Present the data once more in exactly its original form.

+ + + + + + +

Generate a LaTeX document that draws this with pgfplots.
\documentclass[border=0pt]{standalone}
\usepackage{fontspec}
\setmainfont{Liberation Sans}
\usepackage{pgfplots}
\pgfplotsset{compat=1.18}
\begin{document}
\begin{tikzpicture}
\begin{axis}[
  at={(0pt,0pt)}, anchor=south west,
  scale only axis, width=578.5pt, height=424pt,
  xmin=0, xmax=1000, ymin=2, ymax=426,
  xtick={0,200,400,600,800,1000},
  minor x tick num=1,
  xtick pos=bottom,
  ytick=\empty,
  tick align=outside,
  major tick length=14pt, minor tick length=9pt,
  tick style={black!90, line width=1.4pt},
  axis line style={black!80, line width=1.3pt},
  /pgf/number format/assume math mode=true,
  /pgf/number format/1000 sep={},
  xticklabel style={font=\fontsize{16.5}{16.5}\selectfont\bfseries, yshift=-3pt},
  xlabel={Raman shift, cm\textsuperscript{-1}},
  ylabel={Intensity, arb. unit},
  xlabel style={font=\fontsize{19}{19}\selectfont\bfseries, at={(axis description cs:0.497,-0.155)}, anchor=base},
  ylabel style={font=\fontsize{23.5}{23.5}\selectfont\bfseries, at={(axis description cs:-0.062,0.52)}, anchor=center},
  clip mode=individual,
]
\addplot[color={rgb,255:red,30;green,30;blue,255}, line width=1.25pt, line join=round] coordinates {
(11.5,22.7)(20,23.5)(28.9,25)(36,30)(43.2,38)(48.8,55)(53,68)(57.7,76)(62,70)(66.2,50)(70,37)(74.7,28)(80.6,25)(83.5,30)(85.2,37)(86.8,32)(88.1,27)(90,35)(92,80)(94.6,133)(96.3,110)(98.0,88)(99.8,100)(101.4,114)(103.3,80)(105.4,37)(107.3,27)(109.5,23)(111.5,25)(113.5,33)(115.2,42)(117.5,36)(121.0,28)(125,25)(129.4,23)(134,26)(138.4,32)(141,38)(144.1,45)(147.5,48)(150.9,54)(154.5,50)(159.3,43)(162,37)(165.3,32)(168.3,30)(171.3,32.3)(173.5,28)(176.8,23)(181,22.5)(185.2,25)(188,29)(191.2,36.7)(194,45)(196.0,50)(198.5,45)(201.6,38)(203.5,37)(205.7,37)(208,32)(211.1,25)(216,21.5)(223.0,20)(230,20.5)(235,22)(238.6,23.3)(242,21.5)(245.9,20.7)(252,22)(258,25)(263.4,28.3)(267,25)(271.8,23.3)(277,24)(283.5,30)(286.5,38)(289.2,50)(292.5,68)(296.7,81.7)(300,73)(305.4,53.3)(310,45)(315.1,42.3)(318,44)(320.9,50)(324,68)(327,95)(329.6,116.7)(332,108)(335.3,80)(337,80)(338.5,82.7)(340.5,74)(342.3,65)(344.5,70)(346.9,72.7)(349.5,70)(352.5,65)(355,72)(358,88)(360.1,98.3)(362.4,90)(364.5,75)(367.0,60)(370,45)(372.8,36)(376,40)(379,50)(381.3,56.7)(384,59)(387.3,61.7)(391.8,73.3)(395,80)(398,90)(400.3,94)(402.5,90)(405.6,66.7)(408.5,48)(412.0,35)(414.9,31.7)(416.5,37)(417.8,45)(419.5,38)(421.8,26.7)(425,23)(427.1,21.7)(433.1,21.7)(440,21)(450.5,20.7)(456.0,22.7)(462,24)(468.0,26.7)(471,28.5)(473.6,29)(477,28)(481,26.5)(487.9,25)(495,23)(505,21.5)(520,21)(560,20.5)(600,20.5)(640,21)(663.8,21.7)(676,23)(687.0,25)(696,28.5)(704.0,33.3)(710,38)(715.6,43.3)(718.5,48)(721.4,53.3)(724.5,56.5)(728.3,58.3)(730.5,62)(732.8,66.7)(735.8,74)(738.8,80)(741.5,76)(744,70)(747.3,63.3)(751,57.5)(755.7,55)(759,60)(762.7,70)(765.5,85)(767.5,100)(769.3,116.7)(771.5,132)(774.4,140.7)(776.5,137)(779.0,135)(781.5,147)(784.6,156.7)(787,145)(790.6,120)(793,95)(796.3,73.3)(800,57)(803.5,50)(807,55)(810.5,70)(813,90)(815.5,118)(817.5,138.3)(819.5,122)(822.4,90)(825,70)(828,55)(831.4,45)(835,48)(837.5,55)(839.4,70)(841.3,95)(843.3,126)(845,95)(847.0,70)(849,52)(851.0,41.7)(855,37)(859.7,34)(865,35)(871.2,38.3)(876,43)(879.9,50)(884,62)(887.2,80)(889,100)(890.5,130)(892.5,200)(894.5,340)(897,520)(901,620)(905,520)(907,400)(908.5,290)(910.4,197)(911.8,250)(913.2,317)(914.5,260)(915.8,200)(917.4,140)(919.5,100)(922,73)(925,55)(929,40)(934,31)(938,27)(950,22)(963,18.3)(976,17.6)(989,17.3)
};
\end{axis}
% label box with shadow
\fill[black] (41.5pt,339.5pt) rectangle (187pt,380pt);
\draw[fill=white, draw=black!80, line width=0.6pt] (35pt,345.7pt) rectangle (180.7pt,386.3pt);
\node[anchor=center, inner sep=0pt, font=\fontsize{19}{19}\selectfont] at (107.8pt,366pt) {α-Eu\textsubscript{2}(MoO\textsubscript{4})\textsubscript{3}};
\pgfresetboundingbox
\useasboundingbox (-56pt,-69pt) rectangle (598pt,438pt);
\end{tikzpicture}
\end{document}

+ + + + + + +

_Problem solution:_
Generate a LaTeX document that draws this with pgfplots.
\documentclass[border=0pt]{standalone}
\usepackage{fontspec}
\setmainfont{Liberation Sans}
\usepackage{pgfplots}
\pgfplotsset{compat=1.18}
\begin{document}
\begin{tikzpicture}
\begin{axis}[
  at={(0pt,0pt)}, anchor=south west,
  scale only axis, width=578.5pt, height=424pt,
  xmin=0, xmax=1000, ymin=2, ymax=426,
  xtick={0,200,400,600,800,1000},
  minor x tick num=1,
  xtick pos=bottom,
  ytick=\empty,
  tick align=outside,
  major tick length=14pt, minor tick length=9pt,
  tick style={black!90, line width=1.4pt},
  axis line style={black!80, line width=1.3pt},
  /pgf/number format/assume math mode=true,
  /pgf/number format/1000 sep={},
  xticklabel style={font=\fontsize{16.5}{16.5}\selectfont\bfseries, yshift=-3pt},
  xlabel={Raman shift, cm\textsuperscript{-1}},
  ylabel={Intensity, arb. unit},
  xlabel style={font=\fontsize{19}{19}\selectfont\bfseries, at={(axis description cs:0.497,-0.155)}, anchor=base},
  ylabel style={font=\fontsize{23.5}{23.5}\selectfont\bfseries, at={(axis description cs:-0.062,0.52)}, anchor=center},
  clip mode=individual,
]
\addplot[color={rgb,255:red,30;green,30;blue,255}, line width=1.25pt, line join=round] coordinates {
(11.5,22.7)(20,23.5)(28.9,25)(36,30)(43.2,38)(48.8,55)(53,68)(57.7,76)(62,70)(66.2,50)(70,37)(74.7,28)(80.6,25)(83.5,30)(85.2,37)(86.8,32)(88.1,27)(90,35)(92,80)(94.6,133)(96.3,110)(98.0,88)(99.8,100)(101.4,114)(103.3,80)(105.4,37)(107.3,27)(109.5,23)(111.5,25)(113.5,33)(115.2,42)(117.5,36)(121.0,28)(125,25)(129.4,23)(134,26)(138.4,32)(141,38)(144.1,45)(147.5,48)(150.9,54)(154.5,50)(159.3,43)(162,37)(165.3,32)(168.3,30)(171.3,32.3)(173.5,28)(176.8,23)(181,22.5)(185.2,25)(188,29)(191.2,36.7)(194,45)(196.0,50)(198.5,45)(201.6,38)(203.5,37)(205.7,37)(208,32)(211.1,25)(216,21.5)(223.0,20)(230,20.5)(235,22)(238.6,23.3)(242,21.5)(245.9,20.7)(252,22)(258,25)(263.4,28.3)(267,25)(271.8,23.3)(277,24)(283.5,30)(286.5,38)(289.2,50)(292.5,68)(296.7,81.7)(300,73)(305.4,53.3)(310,45)(315.1,42.3)(318,44)(320.9,50)(324,68)(327,95)(329.6,116.7)(332,108)(335.3,80)(337,80)(338.5,82.7)(340.5,74)(342.3,65)(344.5,70)(346.9,72.7)(349.5,70)(352.5,65)(355,72)(358,88)(360.1,98.3)(362.4,90)(364.5,75)(367.0,60)(370,45)(372.8,36)(376,40)(379,50)(381.3,56.7)(384,59)(387.3,61.7)(391.8,73.3)(395,80)(398,90)(400.3,94)(402.5,90)(405.6,66.7)(408.5,48)(412.0,35)(414.9,31.7)(416.5,37)(417.8,45)(419.5,38)(421.8,26.7)(425,23)(427.1,21.7)(433.1,21.7)(440,21)(450.5,20.7)(456.0,22.7)(462,24)(468.0,26.7)(471,28.5)(473.6,29)(477,28)(481,26.5)(487.9,25)(495,23)(505,21.5)(520,21)(560,20.5)(600,20.5)(640,21)(663.8,21.7)(676,23)(687.0,25)(696,28.5)(704.0,33.3)(710,38)(715.6,43.3)(718.5,48)(721.4,53.3)(724.5,56.5)(728.3,58.3)(730.5,62)(732.8,66.7)(735.8,74)(738.8,80)(741.5,76)(744,70)(747.3,63.3)(751,57.5)(755.7,55)(759,60)(762.7,70)(765.5,85)(767.5,100)(769.3,116.7)(771.5,132)(774.4,140.7)(776.5,137)(779.0,135)(781.5,147)(784.6,156.7)(787,145)(790.6,120)(793,95)(796.3,73.3)(800,57)(803.5,50)(807,55)(810.5,70)(813,90)(815.5,118)(817.5,138.3)(819.5,122)(822.4,90)(825,70)(828,55)(831.4,45)(835,48)(837.5,55)(839.4,70)(841.3,95)(843.3,126)(845,95)(847.0,70)(849,52)(851.0,41.7)(855,37)(859.7,34)(865,35)(871.2,38.3)(876,43)(879.9,50)(884,62)(887.2,80)(889,100)(890.5,130)(892.5,200)(894.5,340)(897,520)(901,620)(905,520)(907,400)(908.5,290)(910.4,197)(911.8,250)(913.2,317)(914.5,260)(915.8,200)(917.4,140)(919.5,100)(922,73)(925,55)(929,40)(934,31)(938,27)(950,22)(963,18.3)(976,17.6)(989,17.3)
};
\end{axis}
% label box with shadow
\fill[black] (41.5pt,339.5pt) rectangle (187pt,380pt);
\draw[fill=white, draw=black!80, line width=0.6pt] (35pt,345.7pt) rectangle (180.7pt,386.3pt);
\node[anchor=center, inner sep=0pt, font=\fontsize{19}{19}\selectfont] at (107.8pt,366pt) {α-Eu\textsubscript{2}(MoO\textsubscript{4})\textsubscript{3}};
\pgfresetboundingbox
\useasboundingbox (-56pt,-69pt) rectangle (598pt,438pt);
\end{tikzpicture}
\end{document}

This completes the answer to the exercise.